Founding fathers

What did America’s three founding presidents believe about religion?

What did America’s three founding presidents believe about religion?

THE QUESTION:

Here’s one for July 4th:  What were the religious beliefs of the three founding presidents of the United States, George Washington, John Adams and Thomas Jefferson?

THE RELIGION GUY’S ANSWER:

The Fourth of July, 1826, the 50th anniversary of American independence, was the date when both John Adams and Thomas Jefferson died.

What were the odds?! The two served on the five-man Continental Congress committee responsible for the Declaration of Independence, and Adams, who recognized Jefferson’s golden pen, ensured that his younger colleague would be the author.

The immortal prose had a distinctively religious flavor, with non-sectarian affirmation of peoples’ unalienable human rights that were “endowed by their Creator,” citation of the laws bestowed by “nature’s God,” appeal to “the Supreme Judge of the world,” and with “firm reliance on the protection of divine Providence” during the improbable and risky rebellion against mighty Britain.

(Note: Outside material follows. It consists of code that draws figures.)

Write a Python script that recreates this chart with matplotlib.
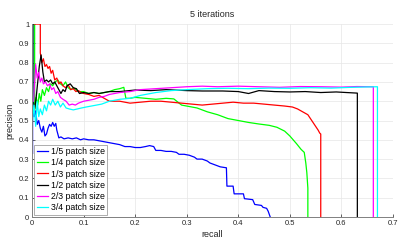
import matplotlib
matplotlib.use("Agg")
import matplotlib.pyplot as plt

plt.rcParams['font.family'] = ['Liberation Sans', 'DejaVu Sans']

labels = ["1/5 patch size", "1/4 patch size", "1/3 patch size",
          "1/2 patch size", "2/3 patch size", "3/4 patch size"]
colors = ["#0000ff", "#00ff00", "#ff0000", "#000000", "#ff00ff", "#00ffff"]

recall_15 = [0.001, 0.001, 0.004, 0.007, 0.010, 0.013, 0.016, 0.019, 0.022, 0.025, 0.028, 0.031,
             0.034, 0.037, 0.040, 0.043, 0.046, 0.048, 0.050, 0.052, 0.056, 0.062, 0.070, 0.078,
             0.086, 0.094, 0.100, 0.110, 0.120, 0.130, 0.140, 0.150, 0.160, 0.170, 0.180, 0.190,
             0.200, 0.210, 0.220, 0.228, 0.236, 0.240, 0.250, 0.260, 0.270, 0.280, 0.285, 0.295,
             0.305, 0.315, 0.320, 0.330, 0.340, 0.345, 0.355, 0.365, 0.377, 0.378, 0.390, 0.392,
             0.410, 0.412, 0.428, 0.432, 0.445, 0.448, 0.455, 0.458, 0.462]
prec_15 = [0.33, 0.60, 0.52, 0.55, 0.48, 0.50, 0.46, 0.44, 0.47, 0.42, 0.43, 0.46,
           0.48, 0.47, 0.49, 0.47, 0.485, 0.45, 0.43, 0.41, 0.415, 0.405, 0.41, 0.405,
           0.41, 0.40, 0.405, 0.40, 0.40, 0.395, 0.39, 0.385, 0.38, 0.375, 0.365, 0.365,
           0.36, 0.36, 0.365, 0.37, 0.365, 0.345, 0.345, 0.34, 0.34, 0.335, 0.325, 0.325,
           0.32, 0.31, 0.30, 0.30, 0.29, 0.28, 0.27, 0.26, 0.255, 0.16, 0.16, 0.12,
           0.12, 0.095, 0.09, 0.065, 0.06, 0.05, 0.045, 0.03, 0.0]

recall_14 = [0.005, 0.005, 0.008, 0.011, 0.014, 0.017, 0.020, 0.024, 0.028, 0.032, 0.036, 0.040,
             0.045, 0.050, 0.055, 0.060, 0.065, 0.070, 0.075, 0.080, 0.090, 0.100, 0.110, 0.120,
             0.130, 0.140, 0.150, 0.160, 0.170, 0.178, 0.182, 0.190, 0.200, 0.220, 0.240, 0.260,
             0.275, 0.290, 0.320, 0.340, 0.360, 0.380, 0.400, 0.420, 0.440, 0.460, 0.475, 0.490,
             0.500, 0.513, 0.522, 0.528, 0.531, 0.533, 0.535, 0.535]
prec_14 = [1.0, 0.55, 0.62, 0.58, 0.64, 0.60, 0.66, 0.63, 0.67, 0.65, 0.69, 0.68,
           0.70, 0.71, 0.69, 0.68, 0.70, 0.67, 0.66, 0.67, 0.65, 0.65, 0.64, 0.645,
           0.64, 0.645, 0.65, 0.66, 0.665, 0.672, 0.615, 0.615, 0.62, 0.615, 0.61, 0.615,
           0.612, 0.58, 0.565, 0.545, 0.53, 0.51, 0.50, 0.49, 0.482, 0.475, 0.465, 0.445,
           0.42, 0.38, 0.35, 0.335, 0.28, 0.23, 0.15, 0.0]

recall_13 = [0.003, 0.016, 0.016, 0.019, 0.022, 0.025, 0.028, 0.031, 0.034, 0.037, 0.040, 0.044,
             0.048, 0.052, 0.056, 0.060, 0.065, 0.070, 0.075, 0.080, 0.085, 0.090, 0.095, 0.100,
             0.110, 0.120, 0.130, 0.140, 0.150, 0.170, 0.190, 0.210, 0.230, 0.250, 0.270, 0.290,
             0.310, 0.330, 0.350, 0.370, 0.390, 0.410, 0.430, 0.450, 0.470, 0.490, 0.505, 0.515,
             0.525, 0.535, 0.540, 0.545, 0.550, 0.555, 0.558, 0.560, 0.560]
prec_13 = [1.0, 1.0, 0.85, 0.80, 0.82, 0.78, 0.79, 0.77, 0.78, 0.745, 0.76, 0.71,
           0.72, 0.69, 0.70, 0.68, 0.67, 0.685, 0.66, 0.665, 0.65, 0.655, 0.645, 0.64,
           0.635, 0.625, 0.63, 0.615, 0.60, 0.60, 0.59, 0.595, 0.60, 0.60, 0.595, 0.59,
           0.585, 0.58, 0.585, 0.59, 0.595, 0.59, 0.59, 0.585, 0.58, 0.575, 0.57, 0.56,
           0.545, 0.53, 0.51, 0.49, 0.47, 0.45, 0.435, 0.43, 0.0]

recall_12 = [0.002, 0.002, 0.005, 0.008, 0.011, 0.014, 0.0175, 0.021, 0.024, 0.028, 0.032, 0.036,
             0.040, 0.044, 0.048, 0.052, 0.056, 0.060, 0.064, 0.068, 0.074, 0.080, 0.086, 0.092,
             0.100, 0.110, 0.120, 0.130, 0.150, 0.170, 0.200, 0.230, 0.260, 0.300, 0.330, 0.370,
             0.400, 0.420, 0.440, 0.470, 0.500, 0.530, 0.560, 0.590, 0.610, 0.631, 0.631]
prec_12 = [1.0, 0.60, 0.56, 0.62, 0.70, 0.78, 0.84, 0.75, 0.70, 0.71, 0.70, 0.71,
           0.69, 0.70, 0.68, 0.66, 0.64, 0.66, 0.65, 0.68, 0.69, 0.67, 0.665, 0.64,
           0.645, 0.64, 0.645, 0.64, 0.65, 0.65, 0.658, 0.655, 0.66, 0.655, 0.653, 0.653,
           0.65, 0.64, 0.655, 0.65, 0.648, 0.65, 0.645, 0.648, 0.645, 0.642, 0.0]

recall_23 = [0.003, 0.005, 0.007, 0.010, 0.013, 0.016, 0.019, 0.022, 0.026, 0.030, 0.034, 0.038,
             0.042, 0.046, 0.050, 0.055, 0.060, 0.066, 0.072, 0.078, 0.084, 0.090, 0.100, 0.110,
             0.120, 0.130, 0.140, 0.150, 0.170, 0.190, 0.210, 0.240, 0.270, 0.300, 0.330, 0.360,
             0.400, 0.440, 0.480, 0.520, 0.560, 0.600, 0.630, 0.662, 0.662]
prec_23 = [0.60, 0.70, 0.79, 0.72, 0.75, 0.70, 0.72, 0.69, 0.70, 0.68, 0.69, 0.66,
           0.67, 0.64, 0.65, 0.62, 0.61, 0.60, 0.58, 0.585, 0.58, 0.59, 0.60, 0.605,
           0.61, 0.62, 0.625, 0.635, 0.645, 0.65, 0.66, 0.665, 0.67, 0.675, 0.678, 0.675,
           0.678, 0.675, 0.672, 0.676, 0.675, 0.673, 0.676, 0.675, 0.0]

recall_34 = [0.001, 0.001, 0.004, 0.007, 0.010, 0.013, 0.016, 0.020, 0.024, 0.028, 0.032, 0.036,
             0.040, 0.045, 0.050, 0.055, 0.060, 0.066, 0.072, 0.080, 0.088, 0.096, 0.105, 0.115,
             0.125, 0.135, 0.150, 0.170, 0.190, 0.210, 0.240, 0.270, 0.300, 0.340, 0.380, 0.420,
             0.460, 0.500, 0.540, 0.580, 0.620, 0.650, 0.670, 0.670]
prec_34 = [1.0, 0.50, 0.58, 0.47, 0.60, 0.52, 0.56, 0.53, 0.58, 0.55, 0.60, 0.58,
           0.61, 0.58, 0.60, 0.57, 0.59, 0.565, 0.56, 0.555, 0.56, 0.565, 0.57, 0.575,
           0.58, 0.585, 0.60, 0.61, 0.615, 0.63, 0.645, 0.655, 0.66, 0.665, 0.667, 0.665,
           0.668, 0.667, 0.67, 0.668, 0.672, 0.674, 0.675, 0.0]

recalls = [recall_15, recall_14, recall_13, recall_12, recall_23, recall_34]
precisions = [prec_15, prec_14, prec_13, prec_12, prec_23, prec_34]

fig = plt.figure(figsize=(4.11, 2.49), dpi=100)
ax = fig.add_axes([0.078, 0.1285, 0.878, 0.775])

for r, p, c, lab in zip(recalls, precisions, colors, labels):
    ax.plot(r, p, color=c, lw=0.9, label=lab)

ax.set_xlim(0, 0.7)
ax.set_ylim(0, 1)
xt = [0, 0.1, 0.2, 0.3, 0.4, 0.5, 0.6, 0.7]
yt = [0, 0.1, 0.2, 0.3, 0.4, 0.5, 0.6, 0.7, 0.8, 0.9, 1]
ax.set_xticks(xt)
ax.set_xticklabels(["0", "0.1", "0.2", "0.3", "0.4", "0.5", "0.6", "0.7"])
ax.set_yticks(yt)
ax.set_yticklabels(["0", "0.1", "0.2", "0.3", "0.4", "0.5", "0.6", "0.7", "0.8", "0.9", "1"])
ax.tick_params(direction='in', length=2, width=0.5, labelsize=5.5, colors='#262626', pad=2)
ax.grid(True, color='#e6e6e6', lw=0.5)
ax.set_axisbelow(True)
for s in ['top', 'right']:
    ax.spines[s].set_visible(False)
for s in ['left', 'bottom']:
    ax.spines[s].set_color('#808080')
    ax.spines[s].set_linewidth(0.7)

ax.set_title("5 iterations", fontsize=6.5, color='#262626', pad=5)
ax.set_xlabel("recall", fontsize=6.5, color='#262626', labelpad=2)
ax.set_ylabel("precision", fontsize=6.5, color='#262626', labelpad=3)

leg = ax.legend(loc='lower left', bbox_to_anchor=(0.006, 0.012), borderaxespad=0,
                fontsize=6.3, handlelength=1.3, handletextpad=0.3, labelspacing=0.25,
                borderpad=0.3, fancybox=False, framealpha=1)
leg.get_frame().set_edgecolor('#a0a0a0')
leg.get_frame().set_linewidth(0.6)

fig.savefig("out.png", dpi=100)
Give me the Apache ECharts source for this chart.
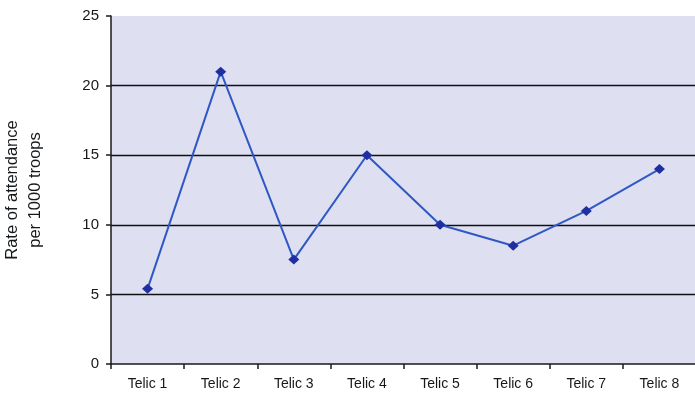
<!DOCTYPE html>
<html>
<head>
<meta charset="utf-8">
<script src="https://cdn.jsdelivr.net/npm/echarts@6/dist/echarts.min.js"></script>
<style>
  html, body { margin: 0; padding: 0; background: #ffffff; }
  #chart { width: 695px; height: 399px; }
</style>
</head>
<body>
<div id="chart"></div>
<script>
// Attendance rate per deployment
const categories = ['Telic 1', 'Telic 2', 'Telic 3', 'Telic 4', 'Telic 5', 'Telic 6', 'Telic 7', 'Telic 8'];
const rates = [5.4, 21, 7.5, 15, 10, 8.5, 11, 14];
const yTicks = [0, 5, 10, 15, 20, 25];

const chart = echarts.init(document.getElementById('chart'), null, { renderer: 'canvas' });

const textFont = 'Liberation Sans, Arial, sans-serif';
const textColor = '#15191c';

chart.setOption({
  animation: false,
  backgroundColor: '#ffffff',
  grid: {
    left: 111,
    top: 16,
    width: 585,
    height: 348,
    show: true,
    backgroundColor: '#dedff0',
    borderWidth: 0,
    containLabel: false,
    outerBoundsMode: 'none'
  },
  xAxis: {
    type: 'category',
    data: categories,
    boundaryGap: true,
    axisLine: { show: true, lineStyle: { color: '#1a1a1a', width: 1.5 } },
    axisTick: { show: true, alignWithLabel: false, length: 5, lineStyle: { color: '#1a1a1a', width: 1.5 } },
    axisLabel: {
      color: textColor,
      fontFamily: textFont,
      fontSize: 14,
      margin: 13
    },
    splitLine: { show: false }
  },
  yAxis: {
    type: 'value',
    min: yTicks[0],
    max: yTicks[yTicks.length - 1],
    interval: 5,
    name: 'Rate of attendance\nper 1000 troops',
    nameLocation: 'middle',
    nameRotate: 90,
    nameGap: 64,
    nameTextStyle: {
      color: textColor,
      fontFamily: textFont,
      fontSize: 16.5,
      lineHeight: 23
    },
    axisLine: { show: true, lineStyle: { color: '#1a1a1a', width: 1.5 } },
    axisTick: { show: true, inside: false, length: 5, lineStyle: { color: '#1a1a1a', width: 1.5 } },
    axisLabel: {
      color: textColor,
      fontFamily: textFont,
      fontSize: 15,
      margin: 12
    },
    splitLine: {
      show: true,
      lineStyle: { color: '#111111', width: 1.3 },
      showMaxLine: false,
      showMinLine: false
    }
  },
  series: [{
    type: 'line',
    data: rates,
    symbol: 'diamond',
    symbolSize: [11, 10],
    lineStyle: { color: '#2f58c4', width: 2 },
    itemStyle: { color: '#1f2fa0' }
  }]
});
</script>
</body>
</html>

These two Founders coincided otherwise in life, as in death. Adams was the nation’s first vice president and Jefferson its first secretary of state in the administration of the first president, George Washington. Adams was then elected president in 1796 with runner-up Jefferson as his vice president. After the nasty 1800 campaign, during which Jefferson was assailed as a religious infidel, he turned the tables and defeated the incumbent Adams.

Adams was so furious he even boycotted Jefferson’s inauguration. Though these allies of independence had become fierce rivals, they reconciled later in life and exchanged fascinating letters that enrich the recent book “Friends Divided: John Adams and Thomas Jefferson” (Penguin) by prize-winning Brown University historian Gordon S. Wood.